— Start of Source data —

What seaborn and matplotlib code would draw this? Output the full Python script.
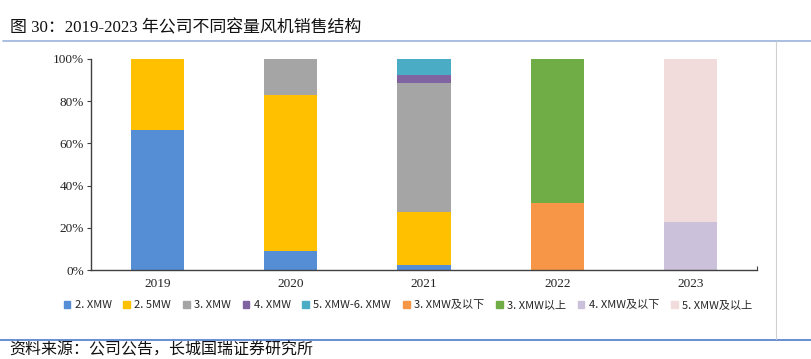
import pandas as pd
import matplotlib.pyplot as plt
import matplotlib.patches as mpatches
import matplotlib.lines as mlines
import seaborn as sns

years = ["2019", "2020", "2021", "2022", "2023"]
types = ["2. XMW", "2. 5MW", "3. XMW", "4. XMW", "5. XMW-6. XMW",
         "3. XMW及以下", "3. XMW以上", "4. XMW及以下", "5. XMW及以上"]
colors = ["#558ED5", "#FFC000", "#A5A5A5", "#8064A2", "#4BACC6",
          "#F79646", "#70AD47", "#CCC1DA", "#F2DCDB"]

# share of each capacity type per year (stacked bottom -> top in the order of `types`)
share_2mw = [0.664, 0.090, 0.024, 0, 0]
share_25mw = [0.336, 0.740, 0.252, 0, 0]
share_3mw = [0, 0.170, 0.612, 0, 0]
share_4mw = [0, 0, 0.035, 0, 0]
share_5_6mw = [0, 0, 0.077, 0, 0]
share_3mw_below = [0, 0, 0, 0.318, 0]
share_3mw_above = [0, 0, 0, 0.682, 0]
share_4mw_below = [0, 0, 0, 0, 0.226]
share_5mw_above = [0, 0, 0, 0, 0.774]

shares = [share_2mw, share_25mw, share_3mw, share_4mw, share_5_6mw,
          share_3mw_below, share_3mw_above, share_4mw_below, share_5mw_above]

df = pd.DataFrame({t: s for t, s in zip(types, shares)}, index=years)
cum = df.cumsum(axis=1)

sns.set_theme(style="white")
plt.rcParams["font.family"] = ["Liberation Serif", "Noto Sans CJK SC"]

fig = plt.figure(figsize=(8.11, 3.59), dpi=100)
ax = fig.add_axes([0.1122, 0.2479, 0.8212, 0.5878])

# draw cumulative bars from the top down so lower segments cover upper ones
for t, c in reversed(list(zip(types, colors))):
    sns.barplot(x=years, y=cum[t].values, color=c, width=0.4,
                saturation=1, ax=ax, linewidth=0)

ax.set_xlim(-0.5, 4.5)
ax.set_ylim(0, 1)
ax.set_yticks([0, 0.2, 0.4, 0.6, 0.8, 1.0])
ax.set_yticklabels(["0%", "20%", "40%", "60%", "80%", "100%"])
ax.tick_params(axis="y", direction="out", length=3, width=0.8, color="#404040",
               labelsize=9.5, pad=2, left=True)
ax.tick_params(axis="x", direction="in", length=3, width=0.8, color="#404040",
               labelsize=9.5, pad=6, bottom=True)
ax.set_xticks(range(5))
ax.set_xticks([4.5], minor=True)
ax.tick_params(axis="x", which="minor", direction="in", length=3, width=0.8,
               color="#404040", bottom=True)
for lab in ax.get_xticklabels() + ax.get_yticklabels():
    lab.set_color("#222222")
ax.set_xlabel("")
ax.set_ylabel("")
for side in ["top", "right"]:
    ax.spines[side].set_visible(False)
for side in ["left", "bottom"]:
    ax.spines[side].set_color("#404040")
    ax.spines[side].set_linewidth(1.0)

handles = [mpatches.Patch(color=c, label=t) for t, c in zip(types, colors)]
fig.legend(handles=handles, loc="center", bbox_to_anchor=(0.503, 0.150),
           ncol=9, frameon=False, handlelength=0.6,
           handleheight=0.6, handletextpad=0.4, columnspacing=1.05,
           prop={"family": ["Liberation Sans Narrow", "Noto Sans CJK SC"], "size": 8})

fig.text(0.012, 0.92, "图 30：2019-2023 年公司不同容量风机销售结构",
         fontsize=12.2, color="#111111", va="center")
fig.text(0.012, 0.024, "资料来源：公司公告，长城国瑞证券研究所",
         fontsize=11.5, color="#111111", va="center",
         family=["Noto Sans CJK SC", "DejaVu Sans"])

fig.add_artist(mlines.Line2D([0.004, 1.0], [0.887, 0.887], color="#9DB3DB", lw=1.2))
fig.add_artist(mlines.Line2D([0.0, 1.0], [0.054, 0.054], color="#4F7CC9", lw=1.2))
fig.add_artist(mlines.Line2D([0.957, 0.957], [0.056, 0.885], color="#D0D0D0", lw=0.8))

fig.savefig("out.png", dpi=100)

— End of Source data —
— Start of Source data —

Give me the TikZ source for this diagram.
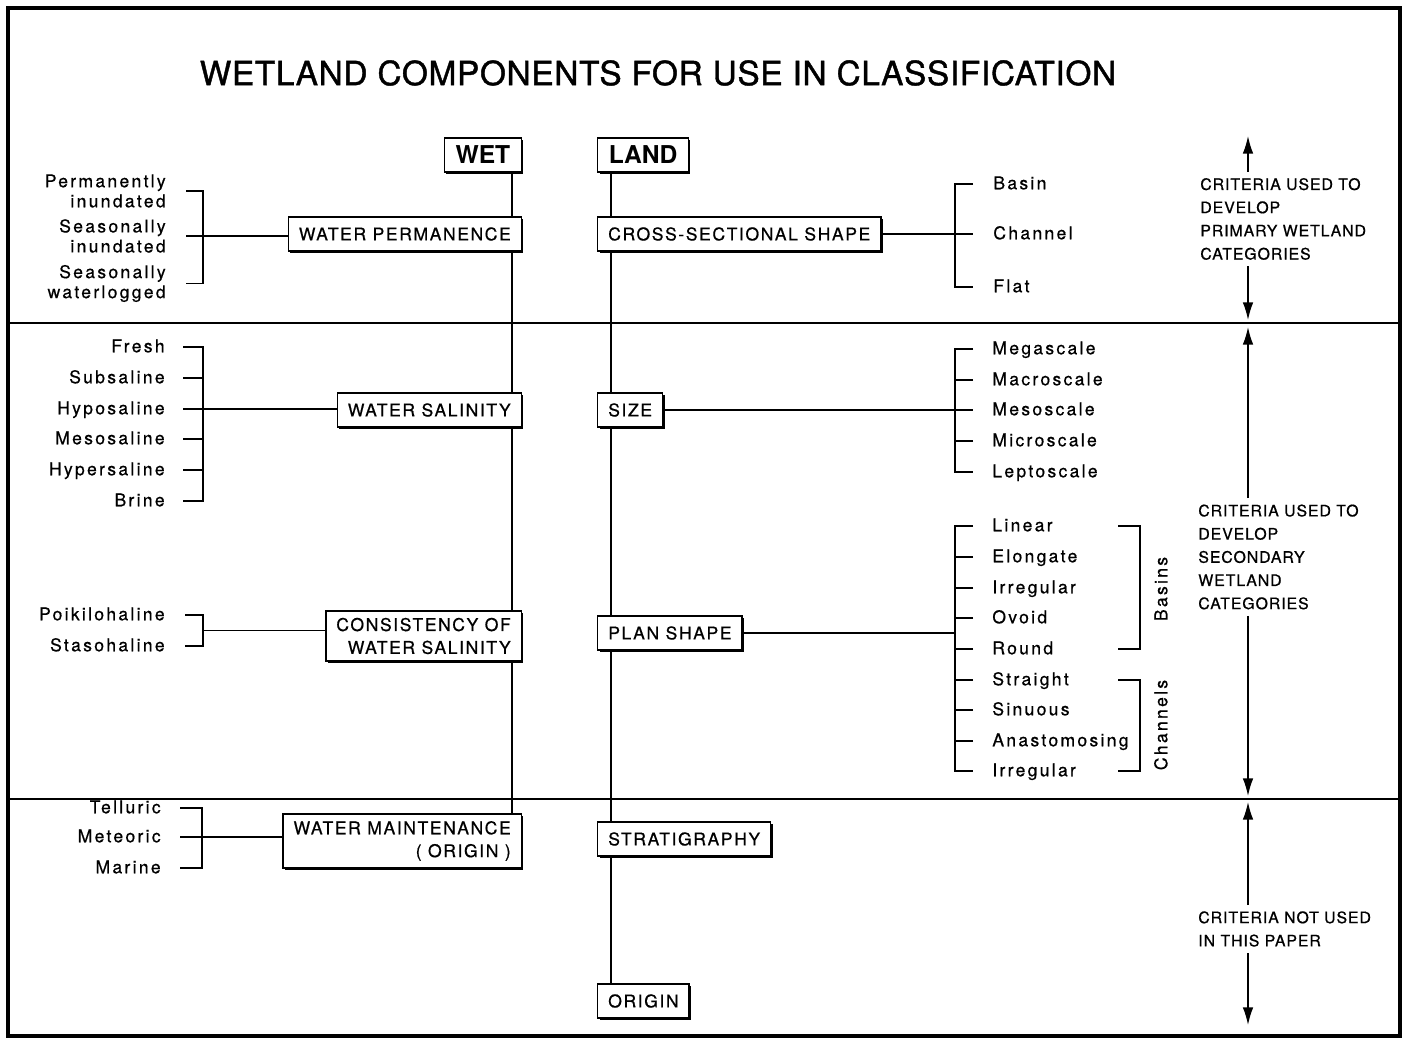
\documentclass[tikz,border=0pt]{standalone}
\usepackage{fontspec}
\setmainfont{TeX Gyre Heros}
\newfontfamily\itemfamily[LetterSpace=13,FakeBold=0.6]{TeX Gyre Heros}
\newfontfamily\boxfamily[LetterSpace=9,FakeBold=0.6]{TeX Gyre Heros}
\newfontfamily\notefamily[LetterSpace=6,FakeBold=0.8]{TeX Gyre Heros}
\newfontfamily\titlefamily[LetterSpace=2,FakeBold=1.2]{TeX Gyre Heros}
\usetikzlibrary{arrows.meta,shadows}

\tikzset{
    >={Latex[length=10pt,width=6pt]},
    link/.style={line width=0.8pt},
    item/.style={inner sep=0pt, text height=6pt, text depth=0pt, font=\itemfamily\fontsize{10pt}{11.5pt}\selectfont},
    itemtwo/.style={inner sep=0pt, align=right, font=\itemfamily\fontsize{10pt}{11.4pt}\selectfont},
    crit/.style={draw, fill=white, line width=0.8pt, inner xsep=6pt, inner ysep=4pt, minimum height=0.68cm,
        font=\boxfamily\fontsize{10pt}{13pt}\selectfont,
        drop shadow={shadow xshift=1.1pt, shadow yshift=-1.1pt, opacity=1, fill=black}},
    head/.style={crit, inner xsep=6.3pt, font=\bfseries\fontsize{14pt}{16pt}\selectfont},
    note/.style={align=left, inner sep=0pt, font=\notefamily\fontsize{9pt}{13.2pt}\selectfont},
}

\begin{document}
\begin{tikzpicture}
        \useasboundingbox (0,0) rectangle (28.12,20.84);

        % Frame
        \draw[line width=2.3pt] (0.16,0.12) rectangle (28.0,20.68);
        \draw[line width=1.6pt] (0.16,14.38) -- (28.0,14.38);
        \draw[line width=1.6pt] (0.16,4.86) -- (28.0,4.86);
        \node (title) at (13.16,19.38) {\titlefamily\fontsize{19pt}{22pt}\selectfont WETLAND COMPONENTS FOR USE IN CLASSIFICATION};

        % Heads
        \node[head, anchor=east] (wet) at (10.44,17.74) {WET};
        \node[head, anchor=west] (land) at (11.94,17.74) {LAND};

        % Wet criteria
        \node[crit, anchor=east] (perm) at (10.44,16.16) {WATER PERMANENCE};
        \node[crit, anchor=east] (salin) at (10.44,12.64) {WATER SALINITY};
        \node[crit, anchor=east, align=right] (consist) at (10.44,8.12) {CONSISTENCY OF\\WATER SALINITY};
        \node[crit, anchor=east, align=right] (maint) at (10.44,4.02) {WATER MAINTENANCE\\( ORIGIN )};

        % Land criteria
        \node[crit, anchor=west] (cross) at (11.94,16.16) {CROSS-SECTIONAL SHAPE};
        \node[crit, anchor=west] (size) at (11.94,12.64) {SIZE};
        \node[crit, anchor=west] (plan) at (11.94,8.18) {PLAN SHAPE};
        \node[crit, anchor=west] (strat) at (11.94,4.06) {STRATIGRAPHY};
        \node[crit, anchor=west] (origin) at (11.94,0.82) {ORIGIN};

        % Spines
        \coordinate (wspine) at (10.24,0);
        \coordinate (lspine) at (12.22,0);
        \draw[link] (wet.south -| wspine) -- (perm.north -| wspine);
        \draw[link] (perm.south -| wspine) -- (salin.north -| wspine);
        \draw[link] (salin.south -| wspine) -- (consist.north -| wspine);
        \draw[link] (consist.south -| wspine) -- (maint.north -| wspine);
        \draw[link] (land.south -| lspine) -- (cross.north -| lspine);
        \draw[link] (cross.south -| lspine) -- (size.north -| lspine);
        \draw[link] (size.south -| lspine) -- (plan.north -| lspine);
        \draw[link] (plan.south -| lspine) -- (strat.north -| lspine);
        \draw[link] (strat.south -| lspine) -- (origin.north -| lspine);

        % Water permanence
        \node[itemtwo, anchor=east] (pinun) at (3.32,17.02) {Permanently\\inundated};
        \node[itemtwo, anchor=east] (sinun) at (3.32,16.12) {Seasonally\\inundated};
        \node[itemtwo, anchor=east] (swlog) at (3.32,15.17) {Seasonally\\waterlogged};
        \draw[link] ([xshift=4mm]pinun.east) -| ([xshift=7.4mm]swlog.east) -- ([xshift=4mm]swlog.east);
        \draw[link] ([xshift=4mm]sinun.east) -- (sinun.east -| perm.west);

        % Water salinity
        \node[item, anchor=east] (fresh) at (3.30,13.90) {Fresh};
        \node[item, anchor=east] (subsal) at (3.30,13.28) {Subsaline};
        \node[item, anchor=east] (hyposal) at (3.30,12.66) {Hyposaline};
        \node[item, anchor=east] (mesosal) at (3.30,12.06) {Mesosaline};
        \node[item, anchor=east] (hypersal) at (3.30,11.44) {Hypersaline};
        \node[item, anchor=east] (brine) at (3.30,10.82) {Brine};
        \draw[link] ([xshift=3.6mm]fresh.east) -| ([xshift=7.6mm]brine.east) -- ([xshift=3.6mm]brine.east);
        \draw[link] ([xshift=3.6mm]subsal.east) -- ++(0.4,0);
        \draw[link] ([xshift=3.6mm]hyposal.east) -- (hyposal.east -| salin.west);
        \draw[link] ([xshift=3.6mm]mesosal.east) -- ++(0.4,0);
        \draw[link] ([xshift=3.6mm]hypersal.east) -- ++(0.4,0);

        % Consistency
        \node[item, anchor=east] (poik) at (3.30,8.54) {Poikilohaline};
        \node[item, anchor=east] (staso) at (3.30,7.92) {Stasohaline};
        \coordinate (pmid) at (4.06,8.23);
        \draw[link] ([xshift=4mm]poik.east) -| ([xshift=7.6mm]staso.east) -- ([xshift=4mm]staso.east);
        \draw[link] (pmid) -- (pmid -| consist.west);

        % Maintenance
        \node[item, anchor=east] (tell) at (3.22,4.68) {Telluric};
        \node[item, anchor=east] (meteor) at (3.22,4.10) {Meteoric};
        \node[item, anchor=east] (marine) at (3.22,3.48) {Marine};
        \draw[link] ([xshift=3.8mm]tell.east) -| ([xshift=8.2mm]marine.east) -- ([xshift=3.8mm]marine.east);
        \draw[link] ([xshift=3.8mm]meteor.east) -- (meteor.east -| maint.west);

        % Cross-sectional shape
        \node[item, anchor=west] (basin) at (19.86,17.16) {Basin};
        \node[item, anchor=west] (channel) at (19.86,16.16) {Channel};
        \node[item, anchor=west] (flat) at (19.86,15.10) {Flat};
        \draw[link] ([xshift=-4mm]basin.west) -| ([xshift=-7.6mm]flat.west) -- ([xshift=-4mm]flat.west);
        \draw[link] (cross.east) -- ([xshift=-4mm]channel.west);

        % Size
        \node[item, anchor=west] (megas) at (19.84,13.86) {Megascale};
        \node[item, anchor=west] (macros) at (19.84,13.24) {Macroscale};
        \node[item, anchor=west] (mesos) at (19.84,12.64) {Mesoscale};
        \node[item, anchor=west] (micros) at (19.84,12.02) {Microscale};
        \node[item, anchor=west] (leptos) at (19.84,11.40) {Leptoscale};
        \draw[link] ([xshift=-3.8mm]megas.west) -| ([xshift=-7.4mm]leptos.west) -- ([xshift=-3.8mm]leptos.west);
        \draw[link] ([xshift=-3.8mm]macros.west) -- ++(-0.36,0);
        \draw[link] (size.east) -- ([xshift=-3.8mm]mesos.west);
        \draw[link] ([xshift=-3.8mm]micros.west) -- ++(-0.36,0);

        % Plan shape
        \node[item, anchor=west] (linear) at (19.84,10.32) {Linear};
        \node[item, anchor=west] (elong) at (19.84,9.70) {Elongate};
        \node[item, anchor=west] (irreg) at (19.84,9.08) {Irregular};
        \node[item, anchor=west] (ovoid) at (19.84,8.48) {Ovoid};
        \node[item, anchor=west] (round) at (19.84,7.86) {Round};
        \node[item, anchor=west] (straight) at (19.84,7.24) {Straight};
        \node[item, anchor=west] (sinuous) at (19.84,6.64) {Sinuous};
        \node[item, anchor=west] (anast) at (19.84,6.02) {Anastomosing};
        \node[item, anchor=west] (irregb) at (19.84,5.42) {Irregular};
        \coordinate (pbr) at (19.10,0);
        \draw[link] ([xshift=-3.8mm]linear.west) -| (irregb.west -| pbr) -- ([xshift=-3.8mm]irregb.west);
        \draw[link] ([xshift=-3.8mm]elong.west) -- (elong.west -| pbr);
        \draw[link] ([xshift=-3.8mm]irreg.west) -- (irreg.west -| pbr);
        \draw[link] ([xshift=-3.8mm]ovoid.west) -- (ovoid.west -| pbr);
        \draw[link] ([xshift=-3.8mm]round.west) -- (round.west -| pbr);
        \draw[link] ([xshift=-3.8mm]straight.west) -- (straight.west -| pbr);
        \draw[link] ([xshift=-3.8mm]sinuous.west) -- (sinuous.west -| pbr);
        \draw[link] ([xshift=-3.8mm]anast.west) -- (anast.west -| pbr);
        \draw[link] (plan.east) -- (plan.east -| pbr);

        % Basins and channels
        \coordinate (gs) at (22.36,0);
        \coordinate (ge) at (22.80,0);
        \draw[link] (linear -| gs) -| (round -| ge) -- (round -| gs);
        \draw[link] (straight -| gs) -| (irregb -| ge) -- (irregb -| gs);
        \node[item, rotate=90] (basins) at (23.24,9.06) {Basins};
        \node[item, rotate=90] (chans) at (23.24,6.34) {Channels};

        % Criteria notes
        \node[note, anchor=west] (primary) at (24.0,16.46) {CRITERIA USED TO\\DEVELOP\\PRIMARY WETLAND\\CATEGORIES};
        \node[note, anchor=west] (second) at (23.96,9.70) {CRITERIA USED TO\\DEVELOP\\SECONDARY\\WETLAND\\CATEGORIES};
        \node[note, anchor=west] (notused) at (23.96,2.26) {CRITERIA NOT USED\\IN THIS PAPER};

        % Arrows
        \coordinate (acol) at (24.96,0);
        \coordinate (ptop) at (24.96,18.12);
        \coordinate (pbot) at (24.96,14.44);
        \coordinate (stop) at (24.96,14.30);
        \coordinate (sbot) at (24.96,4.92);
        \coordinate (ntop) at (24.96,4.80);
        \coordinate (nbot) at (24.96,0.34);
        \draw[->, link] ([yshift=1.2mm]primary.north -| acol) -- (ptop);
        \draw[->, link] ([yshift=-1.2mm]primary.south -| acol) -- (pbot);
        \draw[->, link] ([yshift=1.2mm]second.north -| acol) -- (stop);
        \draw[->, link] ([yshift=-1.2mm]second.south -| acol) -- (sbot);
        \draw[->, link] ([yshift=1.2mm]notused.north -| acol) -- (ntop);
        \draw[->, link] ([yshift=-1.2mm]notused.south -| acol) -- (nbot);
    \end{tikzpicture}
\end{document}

— End of Source data —

→ Task
Nothing but the lines from the one with "What seaborn and" down to the one with "import seaborn as sns" should be printed, both of them included. Leave out the pictures.

→ Exercise solution
What seaborn and matplotlib code would draw this? Output the full Python script.
import pandas as pd
import matplotlib.pyplot as plt
import matplotlib.patches as mpatches
import matplotlib.lines as mlines
import seaborn as sns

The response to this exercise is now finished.